Earlier this year, when I went to buy my 2007 Infiniti G35x, I went to the local dealer and tried to work out a deal. No go. They didn’t have the right car on the lot and they didn’t have the right price. No problem. We  kept in contact over the next few weeks. Eventually I said, "Enough. There have got to be other Infiniti dealers around here." So I went online and found two that were within an hour’s drive. I then sent two emails to the "internet" sales person. Within minutes I got my first response, at around 5:00 p.m., for the exact car I wanted and at a great price. So I called the lady but was told she had left for the day. A few minutes later, I got an email from the other dealer, a guy. I called him back. He was in. As we were talking, the lady called back, The two of them got in a bidding war and within a short span of time, I got the car I wanted at a better price than I had seen listed anywhere on the internet. Not bad, but it got even better.

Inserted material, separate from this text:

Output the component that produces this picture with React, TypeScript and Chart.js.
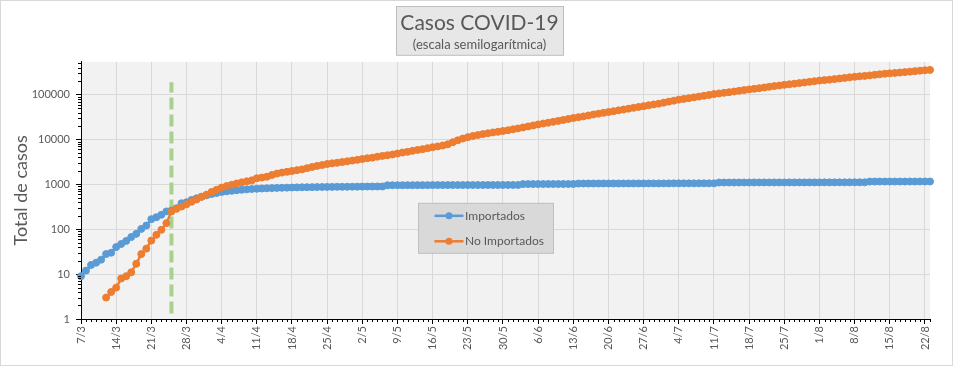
import { useEffect, useRef } from 'react';
import { Chart, registerables } from 'chart.js';

Chart.register(...registerables);

const FONT = 'Lato, "Liberation Sans", sans-serif';
const TITLE_SIZE = 21;

// Weekly tick labels (every 7 days starting 7/3/2020)
const weekLabels = [
  '7/3', '14/3', '21/3', '28/3', '4/4', '11/4', '18/4', '25/4', '2/5', '9/5', '16/5', '23/5', '30/5',
  '6/6', '13/6', '20/6', '27/6', '4/7', '11/7', '18/7', '25/7', '1/8', '8/8', '15/8', '22/8',
];

// Daily values, index 0 = 7/3, index 169 = 23/8
const importados = [
  9, 12, 16, 18, 21, 28, 30, // 7/3
  40, 47, 55, 67, 79, 102, 121, // 14/3
  168, 186, 210, 250, 262, 295, 380, // 21/3
  400, 450, 490, 530, 570, 610, 645, // 28/3
  680, 700, 720, 740, 758, 775, 790, // 4/4
  800, 810, 818, 826, 833, 840, 846, // 11/4
  852, 858, 862, 866, 868, 872, 875, // 18/4
  878, 880, 882, 884, 886, 888, 890, // 25/4
  893, 895, 897, 899, 901, 955, 958, // 2/5
  960, 960, 961, 962, 962, 963, 963, // 9/5
  964, 964, 965, 965, 965, 966, 966, // 16/5
  967, 967, 968, 968, 969, 969, 970, // 23/5
  970, 971, 971, 972, 1015, 1016, 1017, // 30/5
  1018, 1018, 1019, 1019, 1020, 1020, 1021, // 6/6
  1021, 1045, 1046, 1046, 1047, 1047, 1048, // 13/6
  1048, 1049, 1049, 1050, 1050, 1050, 1051, // 20/6
  1051, 1052, 1052, 1052, 1053, 1053, 1054, // 27/6
  1054, 1054, 1055, 1055, 1056, 1056, 1056, // 4/7
  1057, 1100, 1101, 1101, 1102, 1102, 1103, // 11/7
  1103, 1104, 1104, 1105, 1105, 1106, 1106, // 18/7
  1106, 1107, 1107, 1108, 1108, 1108, 1109, // 25/7
  1109, 1110, 1110, 1110, 1111, 1111, 1112, // 1/8
  1112, 1112, 1113, 1155, 1156, 1157, 1157, // 8/8
  1158, 1158, 1159, 1159, 1160, 1160, 1161, // 15/8
  1161, 1162, // 22/8
];

const noImportados = [
  null, null, null, null, null, 3, 4, // 7/3
  5, 8, 9, 11, 17, 28, 37, // 14/3
  56, 75, 97, 137, 250, 285, 320, // 21/3
  360, 410, 460, 530, 590, 680, 760, // 28/3
  850, 920, 980, 1050, 1110, 1170, 1230, // 4/4
  1370, 1420, 1480, 1620, 1740, 1830, 1910, // 11/4
  1990, 2080, 2160, 2300, 2440, 2580, 2700, // 18/4
  2850, 2950, 3040, 3150, 3270, 3400, 3520, // 25/4
  3680, 3830, 3950, 4140, 4320, 4460, 4640, // 2/5
  4870, 5130, 5310, 5590, 5860, 6100, 6420, // 9/5
  6750, 7030, 7350, 7800, 8700, 9600, 10500, // 16/5
  11300, 12000, 12600, 13200, 13800, 14400, 14900, // 23/5
  15500, 16100, 16900, 17700, 18600, 19600, 20600, // 30/5
  21700, 22700, 23700, 24800, 26000, 27300, 28700, // 6/6
  30100, 31500, 32800, 34400, 36100, 37700, 39300, // 13/6
  41000, 42800, 44700, 46600, 48700, 50900, 53200, // 20/6
  55500, 58000, 60500, 63000, 66400, 69900, 73400, // 27/6
  77500, 80500, 83500, 87000, 90500, 94500, 98500, // 4/7
  103000, 106500, 110000, 113500, 117500, 122000, 126500, // 11/7
  131000, 135000, 139500, 144500, 150000, 155000, 160000, // 18/7
  165500, 170500, 175500, 181000, 187000, 193000, 199000, // 25/7
  206000, 211000, 216000, 222000, 229000, 236000, 243000, // 1/8
  250000, 256000, 262000, 269000, 277000, 285000, 292000, // 8/8
  299000, 305000, 311000, 318000, 326000, 334000, 342000, // 15/8
  349000, 356000, // 22/8
];

const yTicks = [1, 10, 100, 1000, 10000, 100000];
const Y_MAX = 540000;
const markerDay = 18; // 25/3
const markerRange = [1.33, 190000];

const toPoints = (arr: (number | null)[]) => arr.map((v, i) => ({ x: i, y: v }));

const decor = {
  id: 'decor',
  beforeDraw(chart: any) {
    const { ctx, chartArea: a, width, height } = chart;
    ctx.save();
    ctx.fillStyle = '#ffffff';
    ctx.fillRect(0, 0, width, height);
    ctx.strokeStyle = '#d9d9d9';
    ctx.lineWidth = 1;
    ctx.strokeRect(0.5, 0.5, width - 1, height - 1);
    ctx.fillStyle = '#f2f2f2';
    ctx.fillRect(a.left, a.top, a.right - a.left, a.bottom - a.top);
    // title box
    const tb = chart.titleBlock;
    const cx = (tb.left + tb.right) / 2;
    ctx.font = `${TITLE_SIZE}px ${FONT}`;
    const tw = ctx.measureText('Casos COVID-19').width;
    const bw = Math.round(tw + 9);
    const bx = Math.round(cx - bw / 2) + 0.5;
    const by = 6.5;
    const bh = a.top - 7 - 6;
    ctx.fillStyle = '#e7e7e7';
    ctx.fillRect(bx, by, bw, bh);
    ctx.strokeStyle = '#bfbfbf';
    ctx.strokeRect(bx, by, bw, bh);
    ctx.restore();
  },
  afterDraw(chart: any) {
    const { ctx, chartArea: a, scales } = chart;
    const xs = scales.x;
    const ys = scales.y;
    ctx.save();
    ctx.strokeStyle = '#000';
    ctx.lineWidth = 1;
    ctx.beginPath();
    // minor y ticks
    for (let dec = 1; dec < Y_MAX; dec *= 10) {
      for (let m = 2; m <= 9; m++) {
        const v = dec * m;
        if (v > Y_MAX) break;
        const py = Math.round(ys.getPixelForValue(v)) + 0.5;
        ctx.moveTo(a.left - 3, py);
        ctx.lineTo(a.left, py);
      }
    }
    // minor x ticks (daily)
    for (let i = 0; i < importados.length; i++) {
      if (i % 7 === 0) continue;
      const px = Math.round(xs.getPixelForValue(i)) + 0.5;
      ctx.moveTo(px, a.bottom);
      ctx.lineTo(px, a.bottom + 3);
    }
    ctx.stroke();

    // legend
    const lx = a.left + 337.5;
    const ly = a.top + 141.5;
    const lw = 135;
    const lh = 50;
    ctx.fillStyle = '#d9d9d9';
    ctx.fillRect(lx, ly, lw, lh);
    ctx.strokeStyle = '#bfbfbf';
    ctx.strokeRect(lx, ly, lw, lh);
    const items = [
      { label: 'Importados', color: '#5b9bd5', dy: 12.5 },
      { label: 'No Importados', color: '#ed7d31', dy: 38 },
    ];
    ctx.font = `12px ${FONT}`;
    ctx.textBaseline = 'middle';
    ctx.textAlign = 'left';
    for (const it of items) {
      const y = ly + it.dy;
      ctx.strokeStyle = it.color;
      ctx.lineWidth = 2.5;
      ctx.beginPath();
      ctx.moveTo(lx + 16, y);
      ctx.lineTo(lx + 45, y);
      ctx.stroke();
      ctx.fillStyle = it.color;
      ctx.beginPath();
      ctx.arc(lx + 30.5, y, 3.5, 0, Math.PI * 2);
      ctx.fill();
      ctx.fillStyle = '#595959';
      ctx.fillText(it.label, lx + 46.5, y);
    }
    ctx.restore();
  },
};

export default function App() {
  const ref = useRef<HTMLCanvasElement>(null);
  useEffect(() => {
    document.body.style.margin = '0';
    const chart = new Chart(ref.current as HTMLCanvasElement, {
      type: 'line',
      data: {
        datasets: [
          {
            label: 'No Importados',
            data: toPoints(noImportados),
            borderColor: '#ed7d31',
            backgroundColor: '#ed7d31',
            borderWidth: 2.5,
            pointRadius: 3.5,
            pointBorderWidth: 1,
            pointBorderColor: '#ed7d31',
            clip: false,
            order: 0,
          },
          {
            label: 'Importados',
            data: toPoints(importados),
            borderColor: '#5b9bd5',
            backgroundColor: '#5b9bd5',
            borderWidth: 2.5,
            pointRadius: 3.5,
            pointBorderWidth: 1,
            pointBorderColor: '#5b9bd5',
            clip: false,
            order: 1,
          },
          {
            label: 'marker',
            data: [
              { x: markerDay, y: markerRange[0] },
              { x: markerDay, y: markerRange[1] },
            ],
            borderColor: '#a9d18e',
            borderWidth: 4,
            borderDash: [12, 5],
            pointRadius: 0,
            order: 2,
          },
        ],
      },
      options: {
        responsive: false,
        animation: false,
        events: [],
        layout: { padding: { left: 29, right: 23, top: 0, bottom: 0 } },
        plugins: {
          legend: { display: false },
          tooltip: { enabled: false },
          title: {
            display: true,
            text: 'Casos COVID-19',
            color: '#595959',
            font: { family: FONT, size: TITLE_SIZE, weight: 'normal' },
            padding: { top: 11, bottom: 0 },
          },
          subtitle: {
            display: true,
            text: '(escala semilogarítmica)',
            color: '#595959',
            font: { family: FONT, size: 13, weight: 'normal' },
            padding: { top: 1, bottom: 9 },
          },
        },
        scales: {
          x: {
            type: 'linear',
            min: 0,
            max: importados.length - 1,
            afterBuildTicks: (scale: any) => {
              scale.ticks = weekLabels.map((_, i) => ({ value: i * 7 }));
            },
            afterFit: (scale: any) => {
              scale.height = 47;
            },
            ticks: {
              autoSkip: false,
              minRotation: 90,
              maxRotation: 90,
              padding: 2,
              color: '#595959',
              font: { family: FONT, size: 11 },
              callback: (v: any) => weekLabels[Math.round(Number(v) / 7)] ?? '',
            },
            grid: { color: '#d9d9d9', tickColor: '#000', tickLength: 5 },
            border: { display: true, color: '#000', width: 1 },
          },
          y: {
            type: 'logarithmic',
            min: 1,
            max: Y_MAX,
            afterBuildTicks: (scale: any) => {
              scale.ticks = yTicks.map((v) => ({ value: v }));
            },
            afterFit: (scale: any) => {
              scale.width = 52;
            },
            ticks: {
              autoSkip: false,
              padding: 6,
              color: '#595959',
              font: { family: FONT, size: 11 },
              callback: (v: any) => String(v),
            },
            grid: { color: '#d9d9d9', tickColor: '#000', tickLength: 5 },
            border: { display: true, color: '#000', width: 1 },
            title: {
              display: true,
              text: 'Total de casos',
              color: '#595959',
              font: { family: FONT, size: 18 },
              padding: { top: -19, bottom: 0 },
            },
          },
        },
      },
      plugins: [decor],
    } as any);
    return () => chart.destroy();
  }, []);
  return (
    <div style={{ width: 953, height: 366 }}>
      <canvas ref={ref} width={953} height={366} style={{ display: 'block' }} />
    </div>
  );
}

One of the reasons I went with the guy from Annapolis (about an hour’s drive from my house) wasn’t just because his price was better, but because he was willing to drive the car to me that next morning (i.e. I never even had to leave my house to buy my car–which at 0-60 mph in 5.2 seconds clearly meets my need for speed :-). Even better, it turns out, he didn’t have the car on his lot. He picked it up from my local Infiniti dealer on his way to my house (i.e. my local dealer didn’t even know he had the car I wanted on his lot!). Isn’t that incredible?

Any way you add it up, we all love speed. Though the concept of speed as a differentiator isn’t a new concept, it is important one. So think about your company–right now. Not how it was or how it might be someday, but how it is right now. What grade would you give your company on the issue of speed? How fast do you respond to email? Or phone calls? Or inquires? How fast do you respond to service calls? How fast is your repair time? How fast is your delivery? And how do you know if your answers to the previous questions are correct?

Then make it personal. How fast are you? Do you respond quickly? How quickly do you get things done? Do you have a reputation for speed? I hope so, because as Hung found out on Top Chef this season, the person who is the fastest will always have other people remarking about their speed–and usually with a look of awe on their faces!